Kristhian Morales’s review published on Letterboxd:
Proof that there's no limit to the reaches of the imagination, Brazil is one of the few transcendent films of the 80's, brimming with the inventions of Gillian's mind in every frame. Watching Brazil about 10 years ago for the first time was what made me jump from casual moviegoer to someone with an interest into the why and how of movies. For me there will always be a time before watching Brazil and the time after. The story itself is a dystopian satire about the oppressive power of bureaucracies with dashes of fantasy and science-fiction that borrows from Orwell's 1984, Kafka's The Trial, the German Expressionists, and even as far back as Gogol's The Overcoat. Yet, Gillian's style is so brazen that it feels wholly unique and the commentary on the very banality of these type of totalitarian institutions is perhaps more relevant today than it was during its release.

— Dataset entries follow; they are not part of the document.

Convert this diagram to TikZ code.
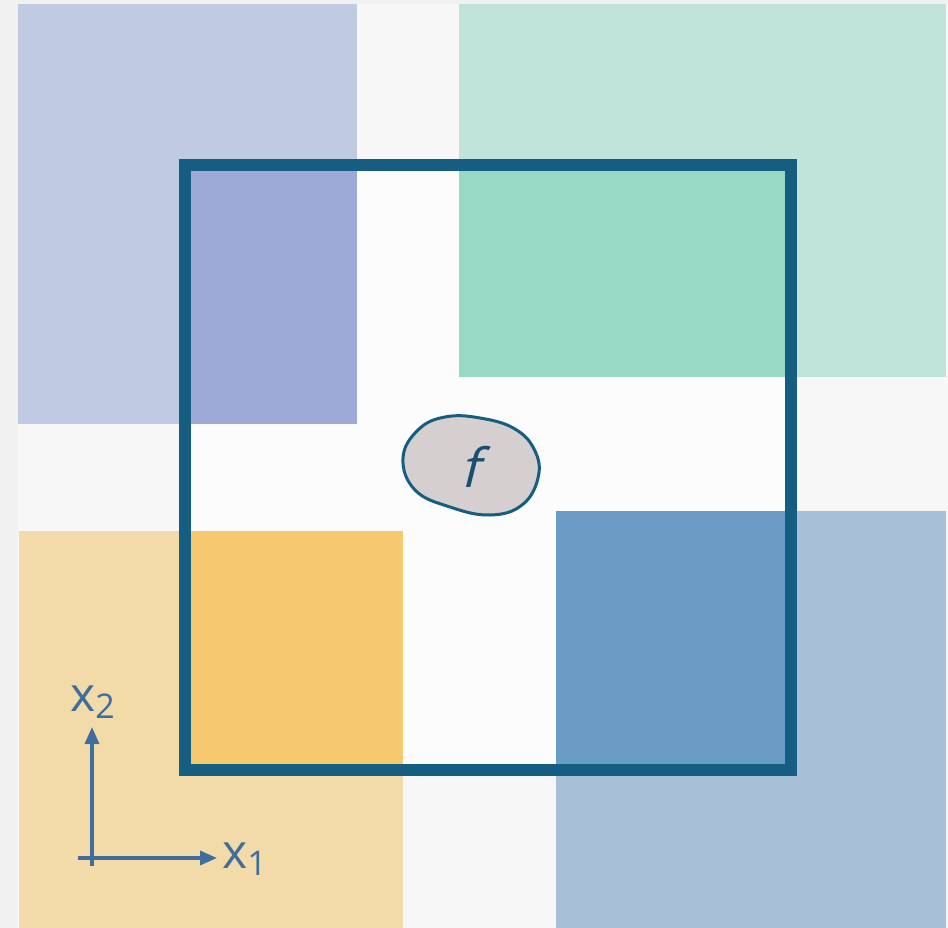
\documentclass[tikz,border=0pt]{standalone}
\usepackage{fontspec}
\setmainfont{Open Sans}
\usetikzlibrary{arrows.meta}
\definecolor{outerbg}{HTML}{F0F1F0}
\definecolor{innerbg}{HTML}{F6F7F6}
\definecolor{purpleA}{HTML}{C0CAE3}
\definecolor{purpleB}{HTML}{9DAAD8}
\definecolor{greenA}{HTML}{C0E3DA}
\definecolor{greenB}{HTML}{98D9C6}
\definecolor{yellowA}{HTML}{F2DBA9}
\definecolor{yellowB}{HTML}{F6C96E}
\definecolor{blueA}{HTML}{A7C0D7}
\definecolor{blueB}{HTML}{6B9CC6}
\definecolor{framecol}{HTML}{155E82}
\definecolor{blobfill}{HTML}{D5D0CF}
\definecolor{axiscol}{HTML}{3F6D9C}
\definecolor{fcol}{HTML}{1A4E6E}
\tikzset{
  axisarrow/.style={draw=axiscol, line width=3.4pt, -{Triangle[length=17pt,width=14pt]}},
  axislabel/.style={text=axiscol, font=\fontsize{48}{52}\selectfont, inner sep=0pt},
}
\begin{document}
\begin{tikzpicture}[x=1pt,y=-1pt]
\useasboundingbox (0,0) rectangle (948,928);
\fill[outerbg] (0,0) rectangle (948,928);
\fill[innerbg] (18,4) rectangle (948,928);
% quadrant rectangles
\fill[purpleA] (18,4) rectangle (357,424);
\fill[greenA] (459,4) rectangle (946,377);
\fill[yellowA] (19,531) rectangle (403,928);
\fill[blueA] (556,511) rectangle (946,928);
% inside frame
\fill[white!60!innerbg] (185,165) rectangle (791,770);
\fill[purpleB] (185,165) rectangle (357,424);
\fill[greenB] (459,165) rectangle (791,377);
\fill[yellowB] (185,531) rectangle (403,770);
\fill[blueB] (556,511) rectangle (791,770);
% frame
\node[draw=framecol, line width=12pt, minimum width=606pt, minimum height=605pt, inner sep=0pt] (frame) at (488,467.5) {};
% blob
\draw[draw=framecol, fill=blobfill, line width=3pt]
  plot[smooth cycle, tension=0.7] coordinates {(403,458) (418,430) (445,417) (480,418) (515,429) (535,451) (538,478) (522,505) (490,515) (450,507) (415,490)};
\node[text=fcol, font=\fontsize{54}{58}\selectfont\addfontfeature{FakeSlant=0.25}, inner sep=0pt, anchor=base] (f) at (470,487) {f};
% axes
\coordinate (ybot) at (92,866);
\coordinate (ytop) at (92,727);
\coordinate (xl) at (78,858);
\coordinate (xr) at (217,858);
\draw[axisarrow] (ybot) -- (ytop);
\draw[axisarrow] (xl) -- (xr);
\node[axislabel, anchor=base west] (x1) at (222,868) {x\raisebox{-0.3ex}{\fontsize{34}{36}\selectfont 1}};
\node[axislabel, anchor=base west] (x2) at (70,711) {x\raisebox{-0.3ex}{\fontsize{34}{36}\selectfont 2}};
\end{tikzpicture}
\end{document}
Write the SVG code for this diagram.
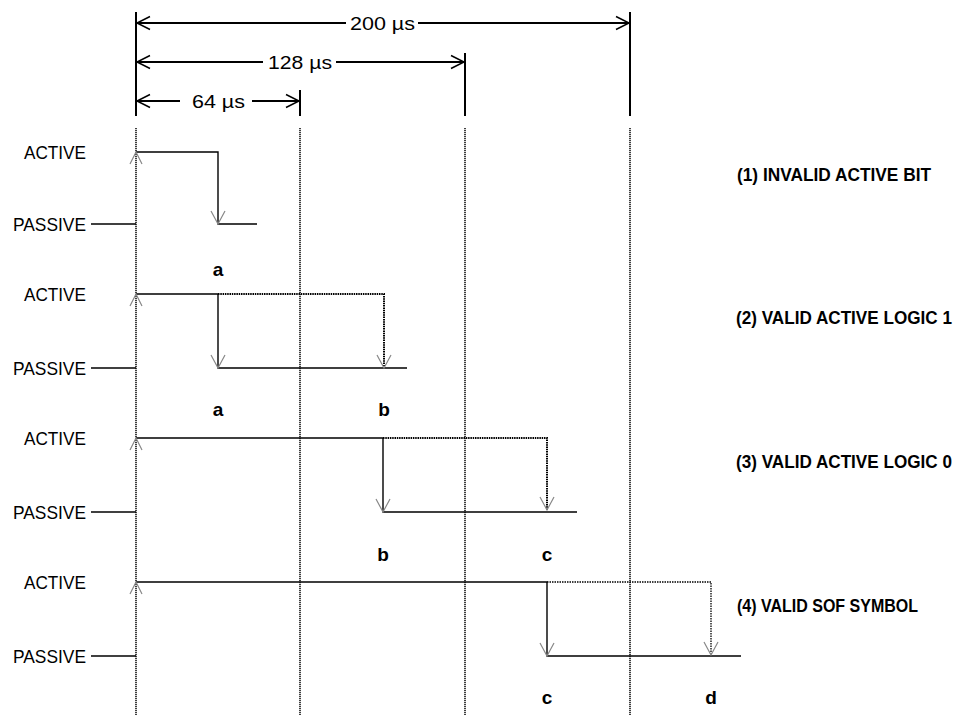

The ending is one of the most famous in cult cinema and it packs the same wallop today that it did 29 years ago. It's chilling, arrives suddenly but not without foundation, and it leaves one relieved and troubled by Sam's fate. Speaking of Sam, Jonathan Pryce is fantastic in the role, embodying Sam's many facets with ease. Brazil is Terry Gillian's masterpiece, a truly perfect film, and the type of movie that one comes back to over and over again hoping to find new things to relish and discuss after many years. I've yet to be disappointed.